Selain mendorong percepatan masa tanam, Presiden juga meminta supaya perluasan lahan tanam dilakukan. Salah satunya, lahan gambut di Kabupaten Pulang Pisau, Kalimantan Tengah. Wilayah ini dipilih karena dalam prediksi BMKG dan laporan Kementerian Lingkungan Hidup dan Kehutanan, Kalimantan masih memiliki kecukupan air dan curah hujan sampai November.

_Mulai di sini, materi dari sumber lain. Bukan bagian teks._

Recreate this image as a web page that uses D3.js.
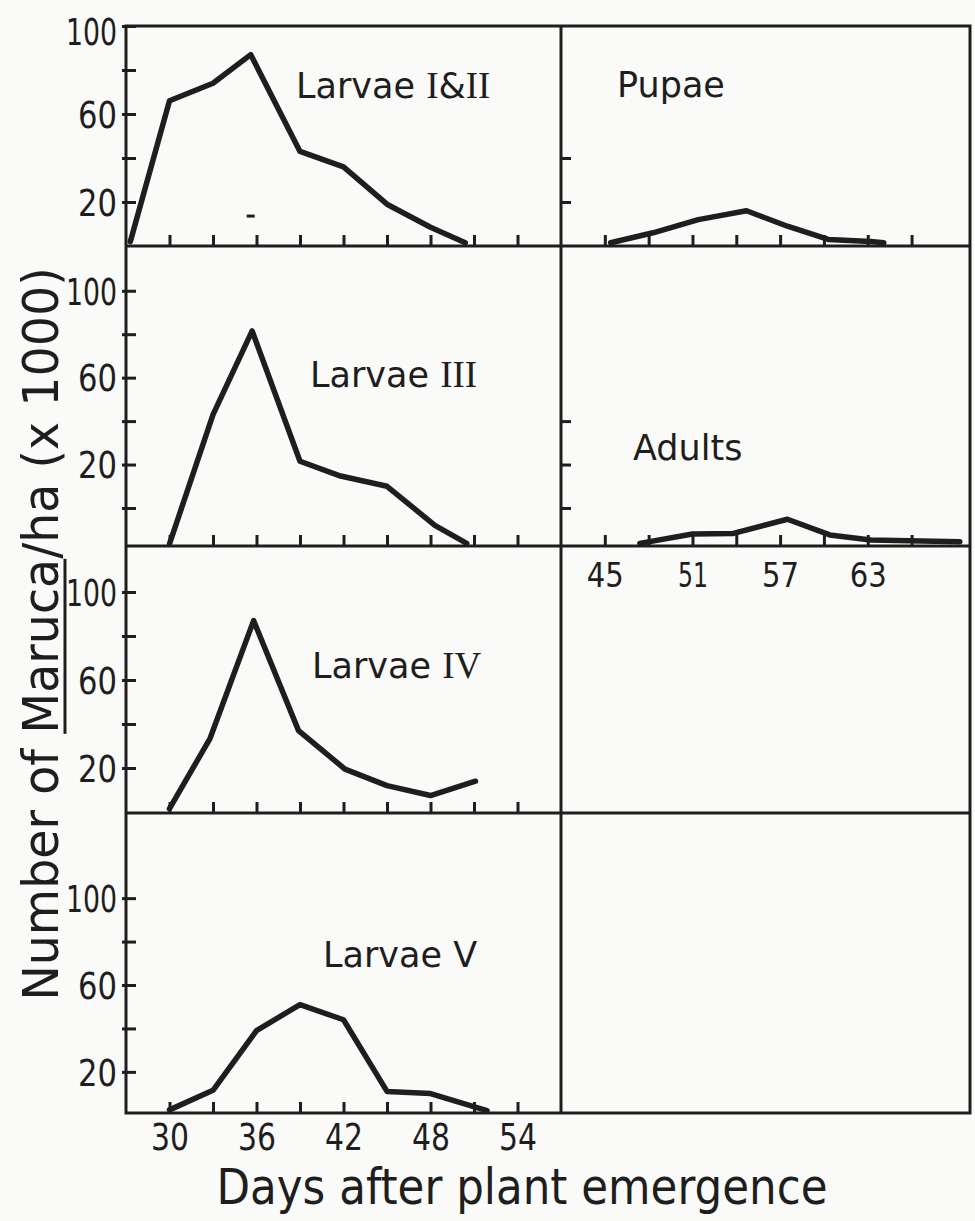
<!DOCTYPE html>
<html>
<head>
<meta charset="utf-8">
<script src="https://cdn.jsdelivr.net/npm/d3@7"></script>
<style>
  html, body { margin: 0; padding: 0; background: #fafaf8; }
  svg { display: block; }
</style>
</head>
<body>
<svg id="chart" width="975" height="1221"></svg>
<script>
// ---------------- DATA ----------------
// Days after plant emergence / Number of Maruca per ha (x 1000)
const daysLarvaeI_II = [27.3, 30, 33, 35.6, 39, 42, 45, 48, 50.4];
const larvaeI_II     = [2, 66, 74, 87, 43, 36, 19, 8.5, 1.5];

const daysLarvaeIII  = [30, 33, 35.7, 39, 41.8, 45, 48.3, 50.5];
const larvaeIII      = [-16.5, 43, 81.5, 21.5, 14.7, 10, -8, -16.3];

const daysLarvaeIV   = [30, 32.8, 35.8, 38.9, 42.1, 45, 48, 51.1];
const larvaeIV       = [1.5, 33.5, 87, 37, 19.5, 12, 7.5, 14];

const daysLarvaeV    = [30, 33, 36, 39, 42, 45, 48, 51.9];
const larvaeV        = [2.5, 11.5, 39, 51, 44, 11, 10, 2.2];

const daysPupae      = [45.4, 48.3, 51.4, 54.7, 57.5, 60.3, 63.2, 64.1];
const pupae          = [1.5, 6, 12, 16, 9, 3, 2, 1.5];

const daysAdults     = [47.4, 51, 53.8, 57.5, 60.4, 63.2, 69.3];
const adults         = [-16.3, -12, -11.7, -5.2, -12.4, -14.7, -15.5];

// stray mark visible under the Larvae I&II peak
const strayMark      = [35.6, 13.6];

// tick values / labels
const leftXTicks   = [30, 33, 36, 39, 42, 45, 48, 51, 54];
const leftXLabels  = [30, 36, 42, 48, 54];
const rightXTicks  = [45, 48, 51, 54, 57, 60, 63, 66];
const rightXLabels = [45, 51, 57, 63];
const yTicksRow1   = [20, 40, 60, 80, 100];
const yTicksRow2   = [0, 20, 40, 60, 80, 100];
const yTicksRow3   = [20, 40, 60, 80, 100];
const yTicksRow4   = [20, 40, 60, 80, 100];
const yLabelValues = [20, 60, 100];
const yTicksPupae  = [20, 40];
const yTicksAdults = [0, 20, 40];

const xTitle = "Days after plant emergence";
const yTitleParts = ["Number of ", "Maruca", "/ha (x 1000)"];

// ---------------- LAYOUT ----------------
const ink = "#1e1e1e";
const frame = { left: 126, mid: 561, right: 970 };
const rowBounds = [[26, 246], [246, 546], [546, 813], [813, 1113]];
const yDomains  = [[0, 100], [-17.5, 120.6], [-0.45, 120.9], [1.06, 139.2]];

const svg = d3.select("#chart");
svg.append("rect").attr("width", 975).attr("height", 1221).attr("fill", "#fafaf8");

const xLeft  = d3.scaleLinear().domain([27, 57]).range([frame.left, frame.mid]);
const xRight = d3.scaleLinear().domain([42, 70]).range([frame.mid, frame.right]);
const yScales = rowBounds.map((b, i) => d3.scaleLinear().domain(yDomains[i]).range([b[1], b[0]]));

const panels = [
  { name: "Larvae ", num: "I&II", x: xLeft, row: 0, days: daysLarvaeI_II, values: larvaeI_II,
    yTicks: yTicksRow1, yLab: true, xTicks: leftXTicks, xLabels: [], title: [296, 98] },
  { name: "Larvae ", num: "III", x: xLeft, row: 1, days: daysLarvaeIII, values: larvaeIII,
    yTicks: yTicksRow2, yLab: true, xTicks: leftXTicks, xLabels: [], title: [310, 387] },
  { name: "Larvae ", num: "IV", x: xLeft, row: 2, days: daysLarvaeIV, values: larvaeIV,
    yTicks: yTicksRow3, yLab: true, xTicks: leftXTicks, xLabels: [], title: [312, 678] },
  { name: "Larvae V", num: "", x: xLeft, row: 3, days: daysLarvaeV, values: larvaeV,
    yTicks: yTicksRow4, yLab: true, xTicks: leftXTicks, xLabels: leftXLabels, title: [323, 967] },
  { name: "Pupae", num: "", x: xRight, row: 0, days: daysPupae, values: pupae,
    yTicks: yTicksPupae, yLab: false, xTicks: rightXTicks, xLabels: [], title: [617, 97] },
  { name: "Adults", num: "", x: xRight, row: 1, days: daysAdults, values: adults,
    yTicks: yTicksAdults, yLab: false, xTicks: rightXTicks, xLabels: rightXLabels, title: [633, 460] }
];

const digitFont = "'DejaVu Sans', 'Liberation Sans', sans-serif";
function digitWidth(str, w) {
  let s = 0;
  for (const c of str) s += (c === "1" ? 0.62 : 1) * w;
  return s;
}
function condense(sel, w) {
  sel.each(function () {
    const t = this.textContent;
    if (!t) return;
    this.setAttribute("textLength", digitWidth(t, w));
    this.setAttribute("lengthAdjust", "spacingAndGlyphs");
  });
}

// ---------------- PANELS ----------------
panels.forEach(p => {
  const y = yScales[p.row];
  const [top, bottom] = rowBounds[p.row];
  const x0 = p.x.range()[0];
  const isBottom = p.row === 3;

  // x axis (ticks pointing up into the panel)
  const gx = svg.append("g")
    .attr("transform", `translate(0,${bottom})`)
    .call(d3.axisBottom(p.x).tickValues(p.xTicks).tickSize(-11)
      .tickFormat(d => p.xLabels.includes(d) ? String(d) : ""));
  gx.select(".domain").remove();
  gx.selectAll(".tick line").attr("stroke", ink).attr("stroke-width", 3);
  gx.selectAll(".tick text")
    .attr("fill", ink)
    .attr("font-family", digitFont)
    .attr("font-size", isBottom ? 38 : 34)
    .attr("y", isBottom ? 37 : 40.5)
    .attr("dy", null);
  condense(gx.selectAll(".tick text"), isBottom ? 19 : 18.5);

  // y axis (ticks pointing right into the panel)
  const gy = svg.append("g")
    .attr("transform", `translate(${x0},0)`)
    .call(d3.axisLeft(y).tickValues(p.yTicks).tickSize(-9).tickPadding(9)
      .tickFormat(d => (p.yLab && yLabelValues.includes(d)) ? String(d) : ""));
  gy.select(".domain").remove();
  gy.selectAll(".tick line").attr("stroke", ink).attr("stroke-width", 3)
    .attr("x1", p.yLab ? -4 : 0).attr("x2", 10);
  gy.selectAll(".tick text")
    .attr("fill", ink)
    .attr("font-family", digitFont)
    .attr("font-size", 37)
    .attr("dy", d => (p.row === 0 && d === 100) ? "0.5em" : "0.36em");
  condense(gy.selectAll(".tick text"), 19.5);

  // data line
  svg.append("path")
    .datum(d3.zip(p.days, p.values))
    .attr("fill", "none")
    .attr("stroke", ink)
    .attr("stroke-width", 5.5)
    .attr("stroke-linejoin", "round")
    .attr("stroke-linecap", "round")
    .attr("d", d3.line().x(d => p.x(d[0])).y(d => y(d[1])));

  // panel title
  const t = svg.append("text")
    .attr("x", p.title[0]).attr("y", p.title[1])
    .attr("fill", ink)
    .attr("font-family", "'DejaVu Sans', sans-serif")
    .attr("font-size", 35);
  t.append("tspan").text(p.name);
  for (const c of p.num) {
    const serif = c === "I" || c === "V";
    t.append("tspan")
      .attr("font-family", serif ? "'Liberation Serif', 'DejaVu Serif', serif" : "'DejaVu Sans', sans-serif")
      .attr("font-size", serif ? 37 : 35)
      .text(c);
  }
});

// stray dash in the first panel
svg.append("line")
  .attr("x1", xLeft(strayMark[0]) - 4).attr("x2", xLeft(strayMark[0]) + 4)
  .attr("y1", yScales[0](strayMark[1])).attr("y2", yScales[0](strayMark[1]))
  .attr("stroke", ink).attr("stroke-width", 3);

// ---------------- FRAME ----------------
const fr = svg.append("g").attr("stroke", ink).attr("stroke-width", 3).attr("fill", "none");
fr.append("rect")
  .attr("x", frame.left).attr("y", rowBounds[0][0])
  .attr("width", frame.right - frame.left)
  .attr("height", rowBounds[3][1] - rowBounds[0][0]);
fr.append("line").attr("x1", frame.mid).attr("x2", frame.mid)
  .attr("y1", rowBounds[0][0]).attr("y2", rowBounds[3][1]);
[1, 2, 3].forEach(i => {
  fr.append("line").attr("x1", frame.left).attr("x2", frame.right)
    .attr("y1", rowBounds[i][0]).attr("y2", rowBounds[i][0]);
});

// ---------------- AXIS TITLES ----------------
svg.append("g")
  .attr("transform", "translate(522,1204) scale(0.89,1)")
  .append("text")
  .attr("x", 0).attr("y", 0)
  .attr("text-anchor", "middle")
  .attr("fill", ink)
  .attr("font-family", "'DejaVu Sans', sans-serif")
  .attr("font-size", 49)
  .text(xTitle);

const gt = svg.append("g").attr("transform", "translate(58,634) rotate(-90) scale(0.97,1)");
const yt = gt.append("text")
  .attr("x", 0).attr("y", 0)
  .attr("text-anchor", "middle")
  .attr("fill", ink)
  .attr("font-family", "'DejaVu Sans', sans-serif")
  .attr("font-size", 49);
yTitleParts.forEach(s => yt.append("tspan").text(s));
// underline the genus name
const node = yt.node();
const full = node.getComputedTextLength();
const i0 = yTitleParts[0].length;
const sx = -full / 2 + node.getSubStringLength(0, i0);
const ex = sx + node.getSubStringLength(i0, yTitleParts[1].length);
gt.append("line").attr("x1", sx).attr("x2", ex).attr("y1", 7).attr("y2", 7)
  .attr("stroke", ink).attr("stroke-width", 3);
</script>
</body>
</html>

Menurut Airlangga, Menteri PUPR Basuki Hadimuljono melaporkan sepertiga lahan gambut, yakni seluas 200.000 hektar, bisa disiapkan untuk ditanami. Namun, diperlukan persiapan infrastruktur seperti membangun parit-parit di sekelilingnya guna memasok air ke lahan persawahan.
Airlangga mengakui hasil panen dari lahan gambut tak bisa dibandingkan dengan lahan sawah di Pulau Jawa. Namun, penanaman di lahan Gambut sebagai antisipasi peringatan krisis pangan dari FAO dan prediksi dari BMKG yang menyebutkan kekeringan akan terjadi di Jawa, Sulawesi bagian selatan, dan Nusa Tenggara Barat, sedangkan Kalimantan masih memiliki curah hujan sampai November.
”Ini jadi salah satu alternatif yang akan dipelajari Kementan, Kementerian PUPR, dan beberapa BUMN,” katanya.
Syahrul menyebutkan Badan Litbang Kementerian Pertanian memiliki benih Impara yang cocok untuk ditanam di lahan gambut. Selain itu, untuk menjaga kadar air lahan, tetap diperlukan pembangunan parit-parit di sekeliling lahan gambut yang ditanami tersebut.
Menanggapi rencana pemerintah mencetak sawah baru di lahan gambut, Sekretaris Jenderal Konsorsium Pembaruan Agraria (KPA) Dewi Kartika mengingatkan pemerintahan di era Orde Baru sudah pernah melakukannya, tetapi gagal. Saat itu, pemerintah mencanangkan program satu juta lahan gambut.
Ia pun menilai solusi itu bersifat bias padi. Pangan tidak melulu beras dan masalah yang dihadapi saat ini adalah defisit beragam jenis pangan.
”Cetak sawah baru tak bisa menjawab defisit secara cepat. Sebab, mencetak sawah baru secara massal, sejak tahap persiapan infrastruktur, irigasi, dan jalan yang memadai, membuka lahan hingga menanam dan memanen setidaknya membutuhkan waktu paling cepat tujuh sampai sembilan bulan,” tuturnya.
Untuk jangka pendek, pemerintah bisa mengimbangi dengan mendorong gerakan nasional menanam pangan di desa dan kota dengan melibatkan masyarakat secara aktif. Pemerintah juga bisa menyediakan tanah-tanah negara seperti yang dikuasai PTPN dan Perhutani, untuk dijadikan sentra-sentra pertanian. Guna mendukung hal itu, pemerintah perlu membantu benih, pupuk, teknologi pertanian, serta asistensi dari para ahli dan lulusan fakultas pertanian.